Press Release - Don't sell your house, swap it! - By OWEN LEI/King 5 News
Written By: By OWEN LEI / KING 5 News
Mar 16, 2009
Watch our News Interview with King5.com news here: http://www.king5.com/news/consumer/60017502.html
09:48 AM PDT on Monday, March 16, 2009
It's a niche in the housing market that was popular in the early 20th century. And brokers say in the current economy, permanent house swapping is gaining momentum once again.
Don't sell your house, swap it!
Gaelen Billingsley says she tried for months to sell her four bedroom, two bath Central Seattle house.
"For a while, I was really driving myself crazy with it," she said. "I did all the work myself."
She even found a potential buyer.
"When she went shopping for a loan for this house, she couldn't get a loan," said Billingsly.
So Billingsley took her house off the market.
"And then one night I was laying in bed and in the middle of the night I woke up and thought I have this great idea," she said.
Her idea? Swap houses.
Goswap.org broker Larry Braden says the ailing economy seems to be boosting interest for more creative ways to unload real estate, often from one state to another.

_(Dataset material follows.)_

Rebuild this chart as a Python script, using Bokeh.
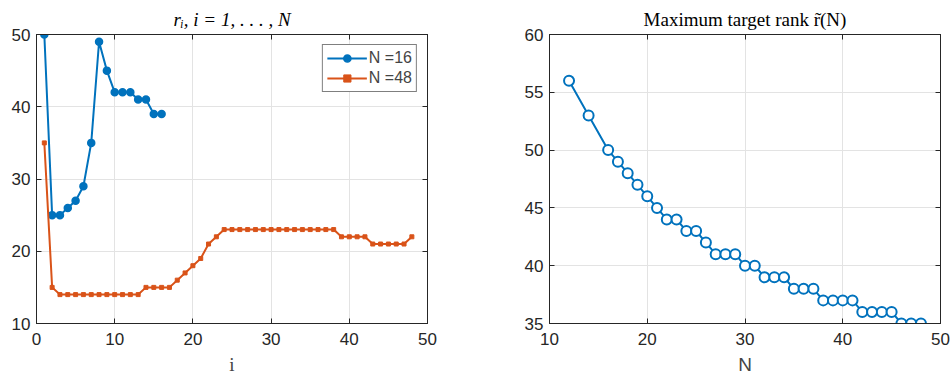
from bokeh.plotting import figure
from bokeh.layouts import row
from bokeh.models import LinearAxis, FixedTicker, Range1d
from bokeh.embed import file_html
from bokeh.resources import INLINE

# ---------------- data ----------------
i16 = list(range(1, 17))
r16 = [50, 25, 25, 26, 27, 29, 35, 49, 45, 42, 42, 42, 41, 41, 39, 39]

i48 = list(range(1, 49))
r48 = ([35, 15] + [14] * 11 + [15] * 4 + [16, 17, 18, 19, 21, 22] + [23] * 15
       + [22] * 4 + [21] * 5 + [22])

N_vals = [12, 14] + list(range(16, 49))
r_max = [56, 53, 50, 49, 48, 47, 46, 45, 44, 44, 43, 43, 42, 41, 41, 41, 40, 40,
         39, 39, 39, 38, 38, 38, 37, 37, 37, 37, 36, 36, 36, 36, 35, 35, 35]

left_xticks = [0, 10, 20, 30, 40, 50]
left_yticks = [10, 20, 30, 40, 50]
right_xticks = [10, 20, 30, 40, 50]
right_yticks = [35, 40, 45, 50, 55, 60]

BLUE = "#0072BD"
ORANGE = "#D95319"
AXC = "#262626"
GRID = "#e3e3e3"
SANS = "Liberation Sans"
SERIF = "Liberation Serif"


def style(p, xt, yt):
    xa = p.below[0]
    ya = p.left[0]
    xa.ticker = FixedTicker(ticks=xt)
    ya.ticker = FixedTicker(ticks=yt)
    for ax in (xa, ya):
        ax.major_tick_in = 5
        ax.major_tick_out = 0
        ax.minor_tick_line_color = None
        ax.axis_line_color = AXC
        ax.major_tick_line_color = AXC
        ax.major_label_text_font = SANS
        ax.major_label_text_font_size = "17px"
        ax.major_label_text_color = AXC
    xa.major_label_standoff = 9
    ya.major_label_standoff = 6
    p.xgrid.ticker = FixedTicker(ticks=xt)
    p.ygrid.ticker = FixedTicker(ticks=yt)
    p.grid.grid_line_color = GRID
    p.outline_line_color = AXC
    p.outline_line_alpha = 1.0
    for loc, t in (("above", xt), ("right", yt)):
        ax = LinearAxis(ticker=FixedTicker(ticks=t), major_tick_in=5, major_tick_out=0,
                        minor_tick_line_color=None, axis_line_color=AXC,
                        major_tick_line_color=AXC, major_label_text_font_size="0px",
                        major_label_text_color=None, major_label_standoff=0)
        p.add_layout(ax, loc)
    p.title.align = "center"
    p.title.text_font = SERIF
    p.title.text_font_size = "19px"
    p.title.text_font_style = "normal"
    p.title.text_color = "#000000"
    p.title.standoff = 9
    return xa


# ---------------- left plot ----------------
p1 = figure(width=447, height=380, output_backend="svg", toolbar_location=None,
            x_range=Range1d(0, 50), y_range=Range1d(10, 50),
            min_border_left=36, min_border_right=20, min_border_top=34, min_border_bottom=57,
            title="rᵢ, i = 1, . . . , N")
xa1 = style(p1, left_xticks, left_yticks)
p1.title.text_font_style = "italic"
xa1.axis_label = "i"
xa1.axis_label_text_font = SERIF
xa1.axis_label_text_font_style = "normal"
xa1.axis_label_text_font_size = "19px"
xa1.axis_label_standoff = 6

p1.line(i16, r16, line_color=BLUE, line_width=2, legend_label="N =16")
p1.scatter(i16, r16, marker="circle", size=7, fill_color=BLUE, line_color=BLUE,
           line_width=1.5, legend_label="N =16")
p1.line(i48, r48, line_color=ORANGE, line_width=2, legend_label="N =48")
p1.scatter(i48, r48, marker="square", size=4, fill_color=ORANGE, line_color=ORANGE,
           legend_label="N =48")

lg = p1.legend[0]
lg.location = "top_right"
lg.margin = 10
lg.border_line_color = "#000000"
lg.border_line_width = 1
lg.background_fill_alpha = 1
lg.label_text_font = SANS
lg.label_text_font_size = "16px"
lg.glyph_width = 40
lg.glyph_height = 18
lg.spacing = 2
lg.padding = 4
lg.label_standoff = 2
lg.label_height = 18

# ---------------- right plot ----------------
p2 = figure(width=505, height=380, output_backend="svg", toolbar_location=None,
            x_range=Range1d(10, 50), y_range=Range1d(35, 60),
            min_border_left=102, min_border_right=12, min_border_top=34, min_border_bottom=57,
            title="Maximum target rank r̃(N)")
xa2 = style(p2, right_xticks, right_yticks)
xa2.axis_label = "N"
xa2.axis_label_text_font = SANS
xa2.axis_label_text_font_style = "normal"
xa2.axis_label_text_font_size = "19px"
xa2.axis_label_standoff = 6

p2.line(N_vals, r_max, line_color=BLUE, line_width=2)
p2.scatter(N_vals, r_max, marker="circle", size=10, fill_color="white", line_color=BLUE,
           line_width=2)

layout = row(p1, p2)
open("out.html", "w").write(file_html(layout, INLINE))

"To get deals done when the credit markets are frozen, it's really becoming the way to do business," said Braden.
"It's not just a rental home for a rental home," said Richard Dance, a Certified Exchange Specialist. "You can go to a duplex, an apartment complex, a business building, a marina with land."
They say trading has benefits.
"It creates opportunities to get deals done. Secondly, you have an opportunity to preserve your market value," said Braden.
Billinsley says listing her home for trade has been successful - kind of.
"I had a guy who wanted to trade from Arizona, and someone from Portland, and that was sort of tempting," she said.
And that's the biggest drawback. Like online dating, you have to find the perfect match in a pool that isn't very large to begin with.
Braden says goswap.org receives 200 new trading offers nationally each day.
But it's important to note that's still only a small cross-section of the U.S. real estate market.